2013 – Cela fait deux ans que ses reins ne fonctionnent plus. Dialyses. Il nous a dit être inscrit dans une association permettant le suicide assisté ; nous sommes en Suisse. M’accompagnerez-vous le jour où j’aurais décidé d’arrêter ? Oui. Aucune hésitation. Les dialyses ne fonctionnent plus, il choisit de partir. Nous avons tellement peur qu’il souffre. Le médecin nous rassure : non, la douleur est prise en charge, il va s’endormir, puis sombrer. Il n’aura pas besoin de partir à l’association. Il a peur qu’on l’oblige à rester vivant, nous le rassurons. Il nous sourit, il dit au revoir à tous ses amis, il offre des chocolats aux infirmières les larmes au bord des cils, il se dit apaisé et curieux de ce qui l’attend. Nous avons transgressé les règles de l’hôpital pour pouvoir être tous là, soignants et proches. Nous lui prenons la main et il nous fait ce merveilleux cadeau de partir dans un sourire. Plus tard, j’ai vu le film de François Ozon, « Tout s’est bien passé ». Il nous dit que pour des français, partir assister en Suisse à un suicide assisté est passible d’amende et d’une peine de prison. Je ne sais dans quelle mesure c’est exact mais je suis sûre que j’aurais passé la frontière pour être avec lui et lui tenir la main sans aucun état d’âme.

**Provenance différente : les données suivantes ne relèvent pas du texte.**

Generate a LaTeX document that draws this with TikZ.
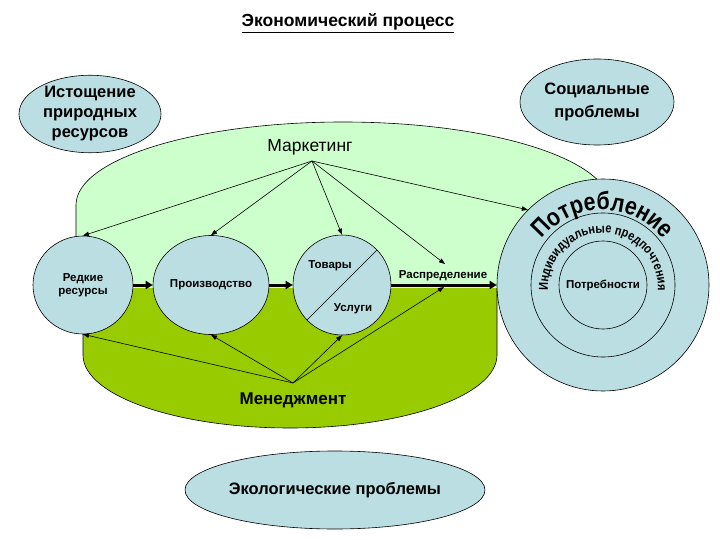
\documentclass[tikz,border=0pt]{standalone}
\usepackage{fontspec}
\setmainfont{Liberation Sans}
\newfontfamily\arcfont[FakeStretch=0.85]{Liberation Sans}
\usetikzlibrary{shapes.geometric,arrows.meta,decorations.text}

\definecolor{lgreen}{RGB}{204,255,204}
\definecolor{dgreen}{RGB}{153,204,0}
\definecolor{lblue}{RGB}{186,222,226}

\begin{document}
\begin{tikzpicture}[x=1pt,y=1pt,
  oval/.style={ellipse, draw=black, line width=0.6pt, fill=lblue, inner sep=0pt, align=center},
  ring/.style={circle, draw=black, line width=0.6pt, fill=lblue, inner sep=0pt, align=center},
  thinarr/.style={line width=0.6pt, -{Triangle[length=6pt,width=4.5pt]}},
  thickarr/.style={line width=3pt, -{Triangle[length=7pt,width=8pt]}},
  small/.style={font=\bfseries\fontsize{11.5}{13}\selectfont},
  big/.style={font=\bfseries\fontsize{16.5}{20}\selectfont},
  edge/.style={line width=0.6pt}
  ]
\useasboundingbox (0,0) rectangle (720,-540);
\fill[white] (0,0) rectangle (720,-540);

% title
\node[font=\bfseries\fontsize{17.5}{20}\selectfont] (title) at (348,-23) {\underline{Экономический процесс}};

% light green upper region
\fill[lgreen] (76,-288) -- (76,-205) arc[start angle=180,end angle=0,x radius=267,y radius=83] -- (610,-288) -- cycle;
\draw[edge] (76,-288) -- (76,-205) arc[start angle=180,end angle=0,x radius=267,y radius=83] -- (610,-288);

% dark green lower region
\fill[dgreen] (83,-288) -- (83,-355) arc[start angle=180,end angle=360,x radius=207,y radius=73] -- (497,-288) -- cycle;
\draw[edge] (83,-288) -- (83,-355) arc[start angle=180,end angle=360,x radius=207,y radius=73] -- (497,-288);

% outer problem ovals
\node[oval, big, minimum width=142pt, minimum height=72pt] (ist) at (90,-114) {Истощение\\природных\\ресурсов};
\node[oval, big, minimum width=154pt, minimum height=86pt, font=\bfseries\fontsize{16.5}{23}\selectfont] (soc) at (597,-102) {Социальные\\проблемы};
\node[oval, big, minimum width=256pt, minimum height=78pt] (eco) at (335,-490) {Экологические проблемы};

% process circles
\node[oval, small, minimum width=100pt, minimum height=98pt] (redk) at (83,-285) {Редкие\\ресурсы};
\node[oval, small, minimum width=98pt, minimum height=99pt] (proizv) at (211,-285) {Производство};
\node[oval, minimum width=98pt, minimum height=100pt] (tov) at (342,-285) {};
\draw[edge] (tov.45) -- (tov.225);
\node[small] (tovary) at (330,-266) {Товары};
\node[small] (uslugi) at (353,-309) {Услуги};

% consumption
\node[ring, minimum size=212pt] (potr) at (603,-285) {};
\node[ring, minimum size=144pt] (pred) at (603,-285) {};
\node[ring, small, minimum size=88pt] (potrebn) at (603,-285) {Потребности};
\path[shift={(603,-288)}, decorate, decoration={text along path, text align=center,
  text={|\arcfont\fontsize{25}{25}\selectfont\bfseries|Потребление}}]
  (180:78) arc[start angle=180, end angle=0, radius=78];
\path[shift={(603,-288)}, decorate, decoration={text along path, text align=center,
  text={|\arcfont\fontsize{13}{13}\selectfont\bfseries|Индивидуальные предпочтения}}]
  (215:55) arc[start angle=215, end angle=-35, radius=55];

% thick flow arrows
\draw[thickarr] (redk) -- (proizv);
\draw[thickarr] (proizv) -- (tov);
\draw[thickarr] (tov) -- (potr);
\node[small] (rasp) at (443,-276) {Распределение};

% marketing
\node[font=\fontsize{17.5}{20}\selectfont] (mkt) at (310,-147) {Маркетинг};
\coordinate (mk) at (312,-161);
\coordinate (raspm) at (445,-264);
\draw[thinarr] (mk) -- (redk.north);
\draw[thinarr] (mk) -- (proizv.north);
\draw[thinarr] (mk) -- (tov.north);
\draw[thinarr] (mk) -- (raspm);
\draw[thinarr] (mk) -- (potr.135);

% management
\node[font=\bfseries\fontsize{17}{20}\selectfont] (mng) at (293,-400) {Менеджмент};
\coordinate (mg) at (293,-383);
\coordinate (raspl) at (444,-287);
\draw[thinarr] (mg) -- (redk.south);
\draw[thinarr] (mg) -- (proizv.south);
\draw[thinarr] (mg) -- (tov.south);
\draw[thinarr] (mg) -- (raspl);
\end{tikzpicture}
\end{document}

2015 – Elle est tombée. Son corps ne répond plus. Hôpital, valse des médecins, protocoles et mutisme. Quelques mois, le temps de comprendre qu’un cancer la ronge silencieusement depuis deux ans, elle est si fragile, nous avons trouvé un endroit où une équipe va l’accompagner. Nous parlons, elle ne veut pas d’acharnement, elle dicte ses directives anticipées ; nous sommes en France. Puis elle sombre ; pas dans le coma, ses yeux sont grands ouverts mais elle est déjà ailleurs, dans un entre-deux. Elle souffre ; sans doute pas physiquement, mais elle souffre de ce combat. Elle ne veut pas mourir mais elle ne peut plus vivre. Un long mois durant lequel nous la regardons se débattre sans mouvement. Nous sommes tellement impuissants à l’aider, nous nous confrontons dans les larmes, ceux qui acceptent son départ et ceux qui ne peuvent pas. Nous lui prenons la main mais cela ne l’apaise pas. Elle s’en va donc, seule et sans nous. Les soignants nous entourent.
Aucun des trois ne souhaitaient d’acharnement. Pourtant, seuls deux d’entre eux ont accepté leur mort. Je me disais que j’espérais être comme eux le jour venu.

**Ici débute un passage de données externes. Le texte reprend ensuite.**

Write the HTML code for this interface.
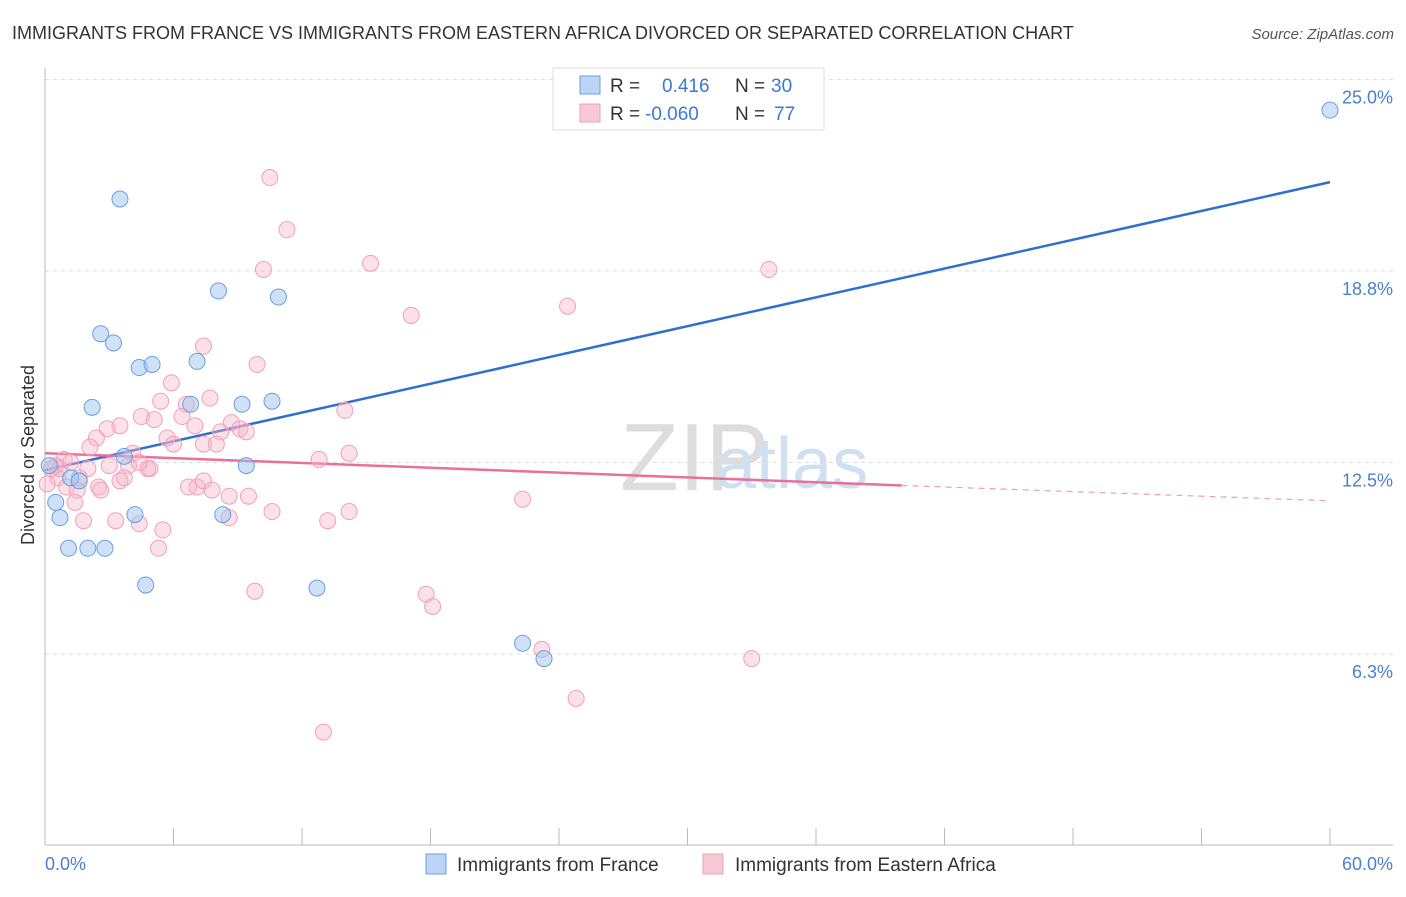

Ces trois personnes m’ont donné la vie et l’ont protégée et nourrie. Elles ont fait de moi, plus que tout autre, ce que je suis aujourd’hui. Pourtant je savais déjà, lorsqu’ils et elles sont partis, que je devrai trouver ma voie singulière. Le moment venu, si j’en ai conscience, je penserai à eux, j’essaierai d’être digne et légère mais je ne pourrai faire taire, au fond de moi, le petit animal qui me dira si la vie est plus forte ou la mort plus douce.

2020 - Deux fois, la mort m’a frôlée. Si je l’avais acceptée par principe, sachant les risques de ma maladie et de son traitement, même si je m’en voulais de partir trop tôt pour mes trop petits, je ne l’ai pas vue, trop occupée à simplement respirer, ces questions ne m’effleuraient plus alors.

Ce que je sais, c’est que la mort déjoue nos projets. Quelle que soit notre position, pour ou contre l’euthanasie, pour ou contre le suicide assisté, rien ne se passe jamais comme nous l’avons prévu. Les décisions à prendre ne sont jamais celles que nous avions anticipé, et les réponses simples et rassurantes se dérobent presque toujours.

Ce dont je suis sûre, absolument, c’est que la mort doit toujours, qu’elle nous semble acceptable ou pas encore, rester le domaine de la dignité, du respect et des choix humains.